→ Stated task: Set aside the pictures and output only the lines from the one containing "Reproduce this chart with D3.js." up to and including the one containing "const yDomain = [18000, 20800];".
>> Begin Supplied material
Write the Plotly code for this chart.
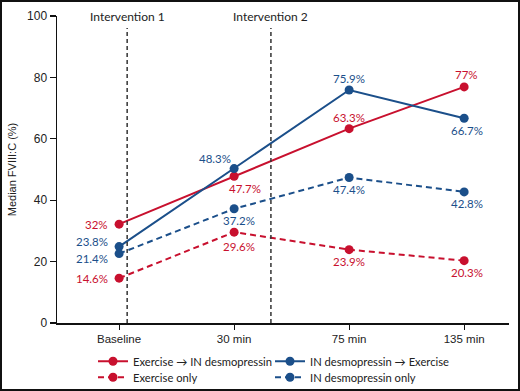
import plotly.graph_objects as go

# ---- data ----
categories = ["Baseline", "30 min", "75 min", "135 min"]
exercise_then_desmo = [32.2, 47.8, 63.3, 76.9]
desmo_then_exercise = [24.9, 50.3, 75.9, 66.7]
exercise_only = [14.6, 29.6, 23.9, 20.3]
desmo_only = [22.6, 37.2, 47.4, 42.7]

labels_exercise_then_desmo = ["32%", "47.7%", "63.3%", "77%"]
labels_desmo_then_exercise = ["23.8%", "48.3%", "75.9%", "66.7%"]
labels_exercise_only = ["14.6%", "29.6%", "23.9%", "20.3%"]
labels_desmo_only = ["21.4%", "37.2%", "47.4%", "42.8%"]

interventions = ["Intervention 1", "Intervention 2"]
intervention_pos = [0.07, 1.32]

y_ticks = [0, 20, 40, 60, 80, 100]

# ---- styling ----
RED = "#C8102E"
BLUE = "#1B4F8A"
LABEL_FONT = "Lato"
AXIS_FONT = "Liberation Sans, Arial"

W, H = 520, 391
ML, MR, MT, MB = 57, 11, 16, 68
PW, PH = W - ML - MR, H - MT - MB

xs = list(range(len(categories)))

# legend slot for each series: (id, left px, row centre px)
series = [
    ("Exercise \u2192 IN desmopressin", exercise_then_desmo, labels_exercise_then_desmo, RED, "solid",
     ("legend", 93, 361),
     [("right", -9, 0), ("center", 11, -12), ("center", 0, 11), ("center", 2, 12.5)]),
    ("IN desmopressin \u2192 Exercise", desmo_then_exercise, labels_desmo_then_exercise, BLUE, "solid",
     ("legend2", 270, 361),
     [("right", -9, 5), ("center", -19, 10), ("center", 0, 11), ("center", 3, -12)]),
    ("Exercise only", exercise_only, labels_exercise_only, RED, "6px,4px",
     ("legend3", 93, 377),
     [("right", -9, 0), ("center", 5, -14), ("center", 0, -12), ("center", 3, -12)]),
    ("IN desmopressin only", desmo_only, labels_desmo_only, BLUE, "6px,4px",
     ("legend4", 270, 377),
     [("right", -9, -5), ("center", 5, -12), ("center", 0, -12), ("center", 3, -12)]),
]

fig = go.Figure()
annotations = []
legends = {}
for name, vals, labs, color, dash, (leg, lx, ly), offs in series:
    fig.add_trace(go.Scatter(
        x=xs, y=vals, mode="lines+markers", name=name,
        line=dict(color=color, width=2, dash=dash),
        marker=dict(color=color, size=9),
        legend=leg, hoverinfo="skip",
    ))
    legends[leg] = dict(
        orientation="h", xref="paper", yref="paper", xanchor="left", yanchor="middle",
        x=(lx - ML) / PW, y=(322.7 - ly) / PH,
        font=dict(family=LABEL_FONT, size=11.2, color="#222222"),
        bgcolor="rgba(0,0,0,0)", itemwidth=30,
    )
    for xi, v, lab, (xa, dx, dy) in zip(xs, vals, labs, offs):
        annotations.append(dict(
            x=xi, y=v, xref="x", yref="y", text=lab, showarrow=False,
            xanchor=xa, yanchor="middle", xshift=dx, yshift=dy,
            font=dict(family=LABEL_FONT, size=11.5, color=color),
        ))

shapes = []
for name, pos in zip(interventions, intervention_pos):
    shapes.append(dict(type="line", xref="x", yref="paper", x0=pos, x1=pos, y0=0, y1=0.961,
                       line=dict(color="#333333", width=1.5, dash="4px,3px")))
    annotations.append(dict(x=pos, y=1.0, xref="x", yref="paper", text=name, showarrow=False,
                            xanchor="center", yanchor="middle", yshift=0,
                            font=dict(family=LABEL_FONT, size=12, color="#222222")))

# outer frame
shapes.append(dict(type="rect", xref="paper", yref="paper",
                   x0=(-ML + 1) / PW, x1=1 + (MR - 1) / PW,
                   y0=(-MB + 1) / PH, y1=1 + (MT - 1) / PH,
                   line=dict(color="#111111", width=2), fillcolor="rgba(0,0,0,0)", layer="above"))

fig.update_layout(
    width=W, height=H,
    margin=dict(l=ML, r=MR, t=MT, b=MB, pad=0, autoexpand=False),
    paper_bgcolor="white", plot_bgcolor="white",
    showlegend=True,
    xaxis=dict(range=[-0.54, 3.39], tickmode="array", tickvals=xs, ticktext=categories,
               showgrid=False, zeroline=False, showline=True, linecolor="#111111", linewidth=1.5,
               ticks="outside", ticklen=5, tickcolor="#111111", tickwidth=1.2, automargin=False,
               tickfont=dict(family=AXIS_FONT, size=11.5, color="#222222"), fixedrange=True),
    yaxis=dict(range=[0, 100], tickmode="array", tickvals=y_ticks, automargin=False,
               showgrid=False, zeroline=False, showline=True, linecolor="#111111", linewidth=1.5,
               ticks="outside", ticklen=6, tickcolor="#111111", tickwidth=1.2,
               tickfont=dict(family=AXIS_FONT, size=12, color="#222222"),
               title=dict(text="Median FVIII:C (%)", standoff=8,
                          font=dict(family=AXIS_FONT, size=11, color="#222222")),
               fixedrange=True),
    annotations=annotations,
    shapes=shapes,
    **legends,
)

fig.write_html(
    "out.html",
    config={"displayModeBar": False, "staticPlot": True},
    post_script="document.body.style.margin='0';document.documentElement.style.overflow='hidden';document.body.style.overflow='hidden';",
)
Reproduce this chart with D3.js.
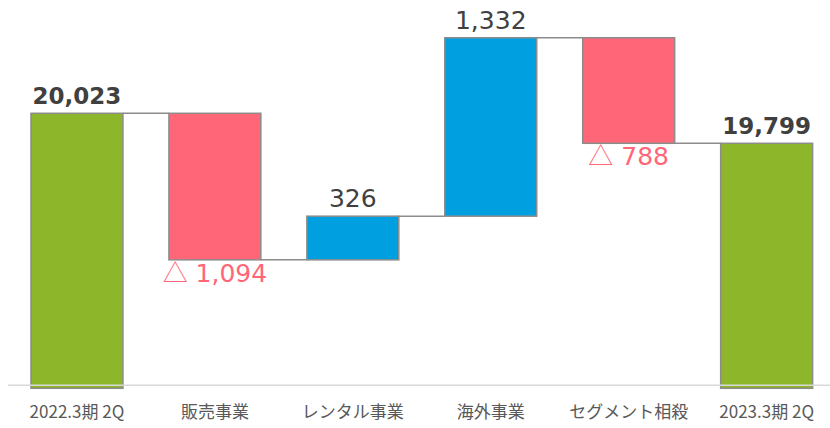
<!DOCTYPE html>
<html><head><meta charset="utf-8">
<script src="https://cdn.jsdelivr.net/npm/d3@7"></script>
<style>html,body{margin:0;padding:0;background:#fff;}svg{display:block;}</style>
</head><body>
<svg id="chart" width="830" height="428"></svg>
<script>
const categories = ["2022.3期 2Q","販売事業","レンタル事業","海外事業","セグメント相殺","2023.3期 2Q"];
const values = [20023, -1094, 326, 1332, -788, 19799];
const kinds = ["total","delta","delta","delta","delta","total"];
const yDomain = [18000, 20800];

const colors = {total:"#8DB62A", up:"#00A0E0", down:"#FF6677"};
const svg = d3.select("#chart");
const x = d3.scaleBand().domain(categories).range([8, 835.6]).paddingInner(1/3).paddingOuter(1/6);
const y = d3.scaleLinear().domain(yDomain).range([384.3, 9.2]);

let run = 0;
const bars = categories.map((c,i)=>{
  const v = values[i];
  let start, end;
  if (kinds[i]==="total"){ start = null; end = v; run = v; }
  else { start = run; end = run + v; run = end; }
  return {c, v, kind:kinds[i], start, end};
});

const base = y(yDomain[0]);
const conn = svg.append("g");
for (let i=0;i<bars.length-1;i++){
  const lvl = bars[i].end;
  conn.append("line")
    .attr("x1", x(bars[i].c)+x.bandwidth()).attr("x2", x(bars[i+1].c))
    .attr("y1", y(lvl)).attr("y2", y(lvl))
    .attr("stroke","#8c8c8c").attr("stroke-width",1.5);
}
svg.append("g").selectAll("rect").data(bars).join("rect")
  .attr("x", d=>x(d.c))
  .attr("width", x.bandwidth())
  .attr("y", d=> d.kind==="total" ? y(d.v) : y(Math.max(d.start,d.end)))
  .attr("height", d=> d.kind==="total" ? (base+4 - y(d.v)) : Math.abs(y(d.start)-y(d.end)))
  .attr("fill", d=> d.kind==="total" ? colors.total : (d.v>=0 ? colors.up : colors.down))
  .attr("stroke","#8c8c8c").attr("stroke-width",1.5);

svg.append("line").attr("x1",8).attr("x2",830).attr("y1",base+1).attr("y2",base+1)
  .attr("stroke","#d9d9d9").attr("stroke-width",1.5);

const ax = svg.append("g").attr("transform",`translate(0,${base})`)
  .call(d3.axisBottom(x).tickSize(0).tickPadding(0));
ax.select(".domain").remove();
ax.selectAll("text").attr("dy",null).attr("y",34)
  .attr("fill","#595959").style("font-family","'Noto Sans CJK JP',sans-serif").style("font-size","17px");

const fmt = d3.format(",");
const lab = svg.append("g").selectAll("text").data(bars).join("text")
  .attr("x", d=>x(d.c)+x.bandwidth()/2)
  .attr("y", d=>{
    if (d.kind==="total") return y(d.v)-9;
    if (d.v>=0) return y(d.end)-9;
    return y(d.end)+22;
  })
  .attr("text-anchor","middle")
  .style("font-family","'DejaVu Sans','Noto Sans CJK JP',sans-serif")
  .style("font-size", d=> d.kind==="total" ? "23px" : "25px")
  .style("font-weight", d=> d.kind==="total" ? "bold" : "normal")
  .attr("fill", d=> d.kind==="total" ? "#404040" : (d.v>=0 ? "#404040" : "#FF6677"));
lab.each(function(d){
  const t = d3.select(this);
  if (d.v>=0) { t.text(fmt(d.v)); return; }
  t.append("tspan").style("font-family","'Noto Sans CJK JP',sans-serif").text("△");
  t.append("tspan").text(" " + fmt(-d.v));
});
</script>
</body></html>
>> End Supplied material
→ Task result:
Reproduce this chart with D3.js.
<!DOCTYPE html>
<html><head><meta charset="utf-8">
<script src="https://cdn.jsdelivr.net/npm/d3@7"></script>
<style>html,body{margin:0;padding:0;background:#fff;}svg{display:block;}</style>
</head><body>
<svg id="chart" width="830" height="428"></svg>
<script>
const categories = ["2022.3期 2Q","販売事業","レンタル事業","海外事業","セグメント相殺","2023.3期 2Q"];
const values = [20023, -1094, 326, 1332, -788, 19799];
const kinds = ["total","delta","delta","delta","delta","total"];
const yDomain = [18000, 20800];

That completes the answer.